Now, I am not saying that God gave us COVID-19. I prefer to find God in the people who help, not in the crises themselves, but I realize that outlook is a choice. And a practice.
But what we’re all going through right now does make me think of this idea that there are other forces at play in how things go down than just our plans. As Robert Burns put it, the best-laid schemes of mice and men often go awry.
Through these past ten weeks many of us have realized how little control we have over how things go in life. Or how lucky we are when our best-laid plans actually work out. Planning and dreaming and having goals is so much fun. It gives us something to look forward to. In the case of a vacation, we can milk much more than a week’s worth of joy out of it through weeks and months of planning and anticipation.
We have a vision for our lives, our career trajectories, our relationships. We rough-hew our way towards where we want to be. We have to do that. After all, nothing comes from nothing. But sometimes forces larger or stronger than ourselves, or our metaphorical axes, are at play.

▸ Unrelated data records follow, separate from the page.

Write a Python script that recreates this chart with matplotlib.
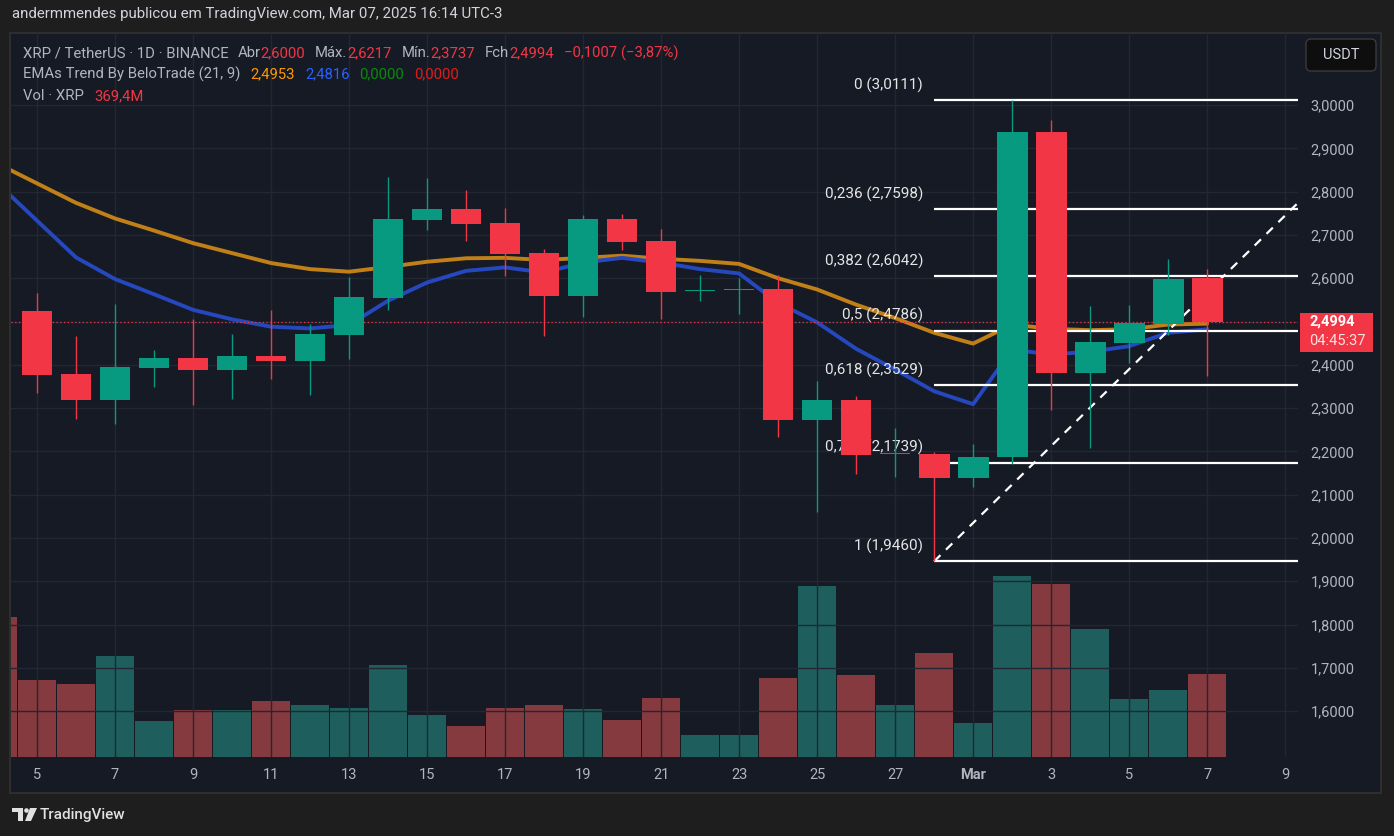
import matplotlib
matplotlib.use("Agg")
import matplotlib.pyplot as plt
import matplotlib.transforms as mtransforms
from matplotlib.patches import Rectangle, FancyBboxPatch, Polygon, Circle

plt.rcParams['font.family'] = ['Roboto', 'DejaVu Sans']

# ---- data ----
# daily candles, Feb 5 .. Mar 7 2025 (index 0 = Feb 5)
opens = [2.524, 2.379, 2.319, 2.393, 2.416, 2.388, 2.420, 2.409, 2.469, 2.554,
         2.734, 2.760, 2.727, 2.658, 2.559, 2.737, 2.686, 2.571, 2.573, 2.575,
         2.273, 2.319, 2.193, 2.194, 2.139, 2.187, 2.938, 2.381, 2.450, 2.494, 2.6000]
highs = [2.566, 2.467, 2.540, 2.434, 2.506, 2.471, 2.527, 2.494, 2.603, 2.834,
         2.831, 2.804, 2.762, 2.667, 2.746, 2.748, 2.714, 2.607, 2.600, 2.607,
         2.363, 2.328, 2.254, 2.199, 2.217, 3.011, 2.965, 2.536, 2.538, 2.644, 2.6217]
lows = [2.335, 2.275, 2.263, 2.349, 2.307, 2.321, 2.367, 2.330, 2.413, 2.527,
        2.711, 2.686, 2.605, 2.467, 2.510, 2.665, 2.506, 2.547, 2.517, 2.233,
        2.060, 2.148, 2.141, 1.946, 2.118, 2.171, 2.296, 2.208, 2.404, 2.469, 2.3737]
closes = [2.376, 2.319, 2.395, 2.416, 2.388, 2.420, 2.409, 2.471, 2.557, 2.737,
          2.760, 2.725, 2.656, 2.559, 2.737, 2.684, 2.568, 2.573, 2.575, 2.273,
          2.319, 2.192, 2.195, 2.139, 2.187, 2.938, 2.381, 2.453, 2.497, 2.598, 2.4994]

# EMA lines and volume start one day earlier (Feb 4, index -1)
ema21 = [2.864, 2.819, 2.774, 2.738, 2.710, 2.681, 2.658, 2.635, 2.621, 2.615,
         2.626, 2.638, 2.646, 2.647, 2.642, 2.647, 2.652, 2.645, 2.640, 2.633,
         2.600, 2.574, 2.539, 2.508, 2.474, 2.449, 2.493, 2.483, 2.480, 2.482,
         2.493, 2.495]
ema9 = [2.818, 2.733, 2.648, 2.598, 2.563, 2.527, 2.505, 2.488, 2.484, 2.492,
        2.548, 2.590, 2.617, 2.625, 2.613, 2.636, 2.647, 2.636, 2.621, 2.611,
        2.543, 2.498, 2.437, 2.389, 2.339, 2.309, 2.435, 2.424, 2.430, 2.443,
        2.474, 2.482]
volume_m = [623, 343, 325, 449, 160, 209, 209, 249, 231, 218, 409, 187, 138, 218,
            231, 214, 165, 263, 98, 98, 352, 761, 365, 231, 463, 151, 805, 770,
            570, 258, 298, 369.4]
feb4_up = False

xtick_labels = ['5', '7', '9', '11', '13', '15', '17', '19', '21', '23', '25',
                '27', 'Mar', '3', '5', '7', '9']
price_ticks = [1.6, 1.7, 1.8, 1.9, 2.0, 2.1, 2.2, 2.3, 2.4, 2.5, 2.6, 2.7,
               2.8, 2.9, 3.0]

fib_levels = ['0', '0,236', '0,382', '0,5', '0,618', '0,786', '1']
fib_prices = [3.0111, 2.7598, 2.6042, 2.4786, 2.3529, 2.1739, 1.9460]
fib_start, fib_end = 23, 35   # Feb 28 low -> anchor off the right edge
last_price = 2.4994

# ---- colors ----
BG = '#1e1e1e'
PANEL = '#161a25'
GRID = '#232733'
TXT = '#b2b5be'
UP = '#089981'
DOWN = '#f23645'
VOL_UP = '#1e5e5c'
VOL_DOWN = '#843a3f'

W, H = 1394, 836
fig = plt.figure(figsize=(W / 100, H / 100), dpi=100)
fig.patch.set_facecolor(BG)


def rect(x0, y0, x1, y1):
    return [x0 / W, 1 - y1 / H, (x1 - x0) / W, (y1 - y0) / H]


# chart panel background
fig.add_artist(Rectangle((10 / W, 1 - 793 / H), 1371 / W, 760 / H,
                         transform=fig.transFigure, fc=PANEL, ec='#2e2e2e',
                         lw=1.5, zorder=-10))

vax = fig.add_axes(rect(11, 33, 1298, 757))
ax = fig.add_axes(rect(11, 33, 1298, 757))
vax.set_zorder(0)
ax.set_zorder(1)
for a in (ax, vax):
    a.patch.set_visible(False)

n = len(opens)
xs = list(range(n))
xv = list(range(-1, n))

# volume (overlay)
vol_colors = [VOL_UP if feb4_up else VOL_DOWN] + \
    [VOL_UP if c >= o else VOL_DOWN for o, c in zip(opens, closes)]
vax.bar(xv, volume_m, width=0.97, color=vol_colors, linewidth=0)
vax.set_ylim(0, 3222)
vax.set_xlim(-0.667, 32.33)
vax.axis('off')

# EMAs
ax.plot(xv, ema21, color='#c17f17', lw=2.8, zorder=2, solid_capstyle='round')
ax.plot(xv, ema9, color='#2648be', lw=2.8, zorder=2, solid_capstyle='round')

# Fibonacci retracement
ax.hlines(fib_prices, fib_start, fib_end, color='white', lw=1.6, zorder=3)
for lv, pr in zip(fib_levels, fib_prices):
    ax.annotate(f"{lv} ({pr:.4f})".replace('.', ','), xy=(fib_start, pr),
                xytext=(-11, 15), textcoords='offset pixels', ha='right',
                va='center', color='#e6e6e6', fontsize=11, zorder=3)
ax.plot([fib_start, fib_end], [fib_prices[-1], fib_prices[0]], color='white',
        lw=1.6, ls=(0, (4, 3.5)), zorder=3)

# current price dotted line
ax.axhline(last_price, color=DOWN, lw=0.9, ls=(0, (1, 2)), zorder=3)

# candles
ccol = [UP if c >= o else DOWN for o, c in zip(opens, closes)]
ax.vlines(xs, lows, highs, colors=ccol, lw=1, zorder=4)
bottoms = [min(o, c) for o, c in zip(opens, closes)]
heights = [max(abs(c - o), 0.0025) for o, c in zip(opens, closes)]
ax.bar(xs, heights, bottom=bottoms, width=0.79, color=ccol, linewidth=0,
       zorder=5)

ax.set_xlim(-0.667, 32.33)
ax.set_ylim(1.4942, 3.1663)
ax.set_xticks(list(range(0, 33, 2)))
ax.set_xticklabels(xtick_labels)
for t in ax.get_xticklabels():
    if t.get_text() == 'Mar':
        t.set_fontweight('bold')
ax.set_yticks(price_ticks)
ax.set_yticklabels([f"{p:.4f}".replace('.', ',') for p in price_ticks])
ax.yaxis.tick_right()
ax.tick_params(axis='both', length=0, labelcolor=TXT, labelsize=10.5)
ax.tick_params(axis='y', pad=9)
ax.tick_params(axis='x', pad=8)
ax.grid(True, color=GRID, lw=1)
ax.set_axisbelow(True)
for s in ax.spines.values():
    s.set_visible(False)

# price label on the axis
bt = mtransforms.blended_transform_factory(fig.transFigure, ax.transData)
fig.add_artist(Rectangle((1300 / W, last_price - 0.0698), 73 / W, 0.09,
                         transform=bt, fc=DOWN, ec='none', zorder=5))
fig.text(1309 / W, last_price, "2,4994", transform=bt, color='white',
         fontsize=10.5, fontweight='bold', va='center', ha='left', zorder=6)
fig.text(1309 / W, last_price - 0.044, "04:45:37", transform=bt,
         color='#fbe0e2', fontsize=10.5, va='center', ha='left', zorder=6)

# USDT button
fig.add_artist(FancyBboxPatch((1306, H - 71), 70, 32,
                              boxstyle="round,pad=0,rounding_size=5",
                              transform=mtransforms.IdentityTransform(),
                              fc='#0e0e0e', ec='#3a3a3a', lw=1, zorder=5))
fig.text(1341 / W, 1 - 55 / H, "USDT", color='#d1d4dc', fontsize=10.5,
         ha='center', va='center', zorder=6)

# header
fig.text(12 / W, 1 - 14 / H,
         "andermmendes publicou em TradingView.com, Mar 07, 2025 16:14 UTC-3",
         color='#d1d4dc', fontsize=10.8, va='center', ha='left')

renderer = fig.canvas.get_renderer()


def text_row(x, y, parts, size=10.7):
    for s, c, gap in parts:
        x += gap
        t = fig.text(x / W, 1 - y / H, s, color=c, fontsize=size,
                     va='center', ha='left', zorder=6)
        x = t.get_window_extent(renderer).x1


LEG = '#b2b5be'
text_row(23, 53, [("XRP / TetherUS · 1D · BINANCE", LEG, 0),
                  ("Abr", LEG, 9), ("2,6000", DOWN, 0),
                  ("Máx.", LEG, 10), ("2,6217", DOWN, 0),
                  ("Mín.", LEG, 10), ("2,3737", DOWN, 0),
                  ("Fch", LEG, 10), ("2,4994", DOWN, 0),
                  ("−0,1007 (−3,87%)", DOWN, 10)])
text_row(23, 74, [("EMAs Trend By BeloTrade (21, 9)", LEG, 0),
                  ("2,4953", '#ff9800', 10), ("2,4816", '#2962ff', 10),
                  ("0,0000", '#0b8a0b', 10), ("0,0000", '#e01b1b', 10)])
text_row(23, 96, [("Vol · XRP", LEG, 0), ("369,4M", DOWN, 10)])

# TradingView logo + name
ident = mtransforms.IdentityTransform()
fig.add_artist(Polygon([(12, H - 808), (23, H - 808), (23, H - 821),
                        (18, H - 821), (18, H - 812), (12, H - 812)],
                       closed=True, transform=ident, fc='#e0e0e0', ec='none'))
fig.add_artist(Circle((26.5, H - 810.5), 2.3, transform=ident, fc='#e0e0e0',
                      ec='none'))
fig.add_artist(Polygon([(30, H - 808), (37, H - 808), (31, H - 821),
                        (25, H - 821)],
                       closed=True, transform=ident, fc='#e0e0e0', ec='none'))
fig.text(40 / W, 1 - 815 / H, "TradingView", color='#e0e0e0', fontsize=11,
         fontweight='medium', va='center', ha='left')

fig.savefig("out.png", dpi=100, facecolor=BG)
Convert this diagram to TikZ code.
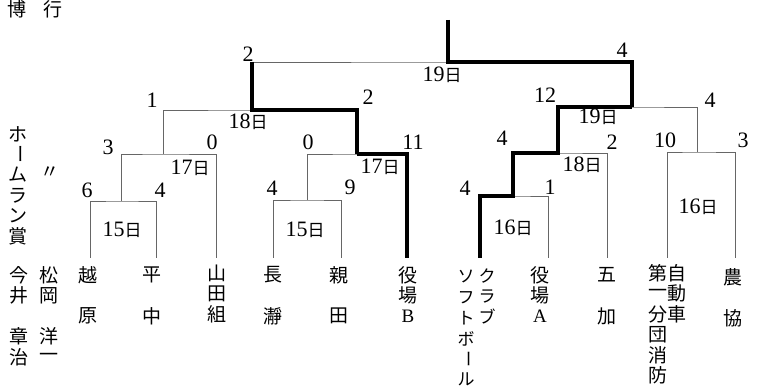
\documentclass[tikz,border=0pt]{standalone}
\usepackage{fontspec}
\newfontfamily\jp{Noto Sans CJK JP}
\newfontfamily\numfont{Liberation Serif}
\tikzset{
  lose/.style={draw=black!60, line width=0.7pt},
  win/.style={draw=black, line width=3.2pt},
  score/.style={font=\numfont\fontsize{22}{22}\selectfont, inner sep=0pt},
  date/.style={font=\numfont\fontsize{22}{22}\selectfont, inner sep=0pt},
  tt/.style={font=\jp\fontsize{19}{19}\selectfont, inner sep=0pt},
  kana/.style={font=\jp\fontsize{17}{17}\selectfont, inner sep=0pt},
}
% vertical names: [style], name, x, first y, characters
\newcommand\tate[5][tt]{\foreach \c [count=\i from 0] in {#5} {\node[#1] (#2-\i) at (#3,#4+20.5*\i) {\c};}}
\newcommand\nichi[1]{#1{\jp\fontsize{17}{17}\selectfont 日}}
\newcommand\bou{\rotatebox[origin=c]{-90}{ー}}
\begin{document}
\begin{tikzpicture}[x=1pt,y=-1pt]
  \useasboundingbox (0,0) rectangle (757,387);
  % left margin texts
  \node[tt] (haku) at (17,9) {博};
  \node[tt] (gyo) at (53,9) {行};
  \tate{hr}{18}{134}{ホ,\bou,ム,ラ,ン,賞}
  \node[tt] (ditto) at (50,173) {〃};
  \tate{imai}{19}{275}{今,井,,章,治}
  \tate{matsu}{49}{275}{松,岡,,洋,一}
  % teams
  \tate{koshi}{88}{275}{越,,原}
  \tate{hira}{152}{275}{平,,中}
  \tate{yamada}{217}{273}{山,田,組}
  \tate{naga}{273}{275}{長,,瀞}
  \tate{oya}{339}{275}{親,,田}
  \tate{yakub}{408}{275}{役,場,{\numfont B}}
  \tate[kana]{soft}{466}{277}{ソ,フ,ト,ボ,\bou,ル}
  \tate[kana]{club}{487}{276}{ク,ラ,ブ}
  \tate{yakua}{540}{275}{役,場,{\numfont A}}
  \tate{goka}{607}{275}{五,,加}
  \tate{shobo}{658}{273}{第,一,分,団,消,防}
  \tate{car}{677}{273}{自,動,車}
  \tate{nokyo}{733}{277}{農,,協}
  % line ends above the teams
  \coordinate (koshi) at (90,258);
  \coordinate (hira) at (156,258);
  \coordinate (yamada) at (216,258);
  \coordinate (naga) at (273,258);
  \coordinate (oya) at (341,258);
  \coordinate (yakub) at (407,258);
  \coordinate (soft) at (480,258);
  \coordinate (yakua) at (548,258);
  \coordinate (goka) at (607,258);
  \coordinate (shobo) at (667,258);
  \coordinate (nokyo) at (735,258);
  % match points
  \coordinate (d15a) at (121,201);
  \coordinate (d15b) at (307,200);
  \coordinate (d17a) at (163,154);
  \coordinate (d17b) at (357,154);
  \coordinate (d18a) at (252,110);
  \coordinate (d16a) at (513,196);
  \coordinate (d16b) at (697,152);
  \coordinate (d18b) at (558,153);
  \coordinate (d19a) at (632,107);
  \coordinate (d19) at (448,62);
  \coordinate (champ) at (448,20);
  % bracket
  \draw[lose] (koshi) |- (d15a) -| (hira);
  \draw[lose] (d15a) |- (d17a) -| (yamada);
  \draw[lose] (naga) |- (d15b) -| (oya);
  \draw[lose] (d15b) |- (d17b) -| (yakub);
  \draw[lose] (d17a) |- (d18a) -| (d17b);
  \draw[lose] (soft) |- (d16a) -| (yakua);
  \draw[lose] (d16a) |- (d18b) -| (goka);
  \draw[lose] (shobo) |- (d16b) -| (nokyo);
  \draw[lose] (d18b) |- (d19a) -| (d16b);
  \draw[lose] (d18a) |- (d19) -| (d19a);
  % winners
  \draw[win] (d17b) -| (yakub);
  \draw[win] (d19 -| d18a) -- (d18a) -| (d17b);
  \draw[win] (soft) |- (d16a) |- (d18b) |- (d19a);
  \draw[win] (champ) -- (d19) -| (d19a);
  % scores
  \node[score] (s15al) at (87,190) {6};
  \node[score] (s15ar) at (160,190) {4};
  \node[score] (s17al) at (108,147) {3};
  \node[score] (s17ar) at (212,142) {0};
  \node[score] (s18al) at (152,100) {1};
  \node[score] (s18ar) at (368,97) {2};
  \node[score] (s15bl) at (272,188) {4};
  \node[score] (s15br) at (350,187) {9};
  \node[score] (s17bl) at (308,142) {0};
  \node[score] (s17br) at (413,142) {11};
  \node[score] (s19l) at (248,54) {2};
  \node[score] (s19r) at (622,50) {4};
  \node[score] (s16al) at (465,188) {4};
  \node[score] (s16ar) at (550,187) {1};
  \node[score] (s18bl) at (502,138) {4};
  \node[score] (s18br) at (612,142) {2};
  \node[score] (s19al) at (545,95) {12};
  \node[score] (s19ar) at (710,100) {4};
  \node[score] (s16bl) at (665,140) {10};
  \node[score] (s16br) at (743,140) {3};
  % dates
  \node[date] (n15a) at (122,230) {\nichi{15}};
  \node[date] (n15b) at (305,230) {\nichi{15}};
  \node[date] (n17a) at (190,168) {\nichi{17}};
  \node[date] (n17b) at (380,167) {\nichi{17}};
  \node[date] (n18a) at (248,122) {\nichi{18}};
  \node[date] (n19) at (442,75) {\nichi{19}};
  \node[date] (n19a) at (598,117) {\nichi{19}};
  \node[date] (n18b) at (582,165) {\nichi{18}};
  \node[date] (n16a) at (513,228) {\nichi{16}};
  \node[date] (n16b) at (698,207) {\nichi{16}};
\end{tikzpicture}
\end{document}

Since September I had a job that I absolutely loved, and I had a vision for where I would go with it. I was a maitre d’ at a wonderful restaurant working with great people and hosting a growing loyal clientele of appreciative and enjoyable regulars. Then mid-March it was swept away. Along with the beloved (or at least much-needed) jobs of millions–billions?– of other people around the globe.
This pandemic is chipping into the wood, into the foundations of our lives. We may not be in charge of the outcome, but we can and we must continue to whittle away at shaping the aspects of our lives that we can. Find the joy, share the sorrow, and for many of us, get ready to pivot to whatever new and hopefully meaningful work lies ahead.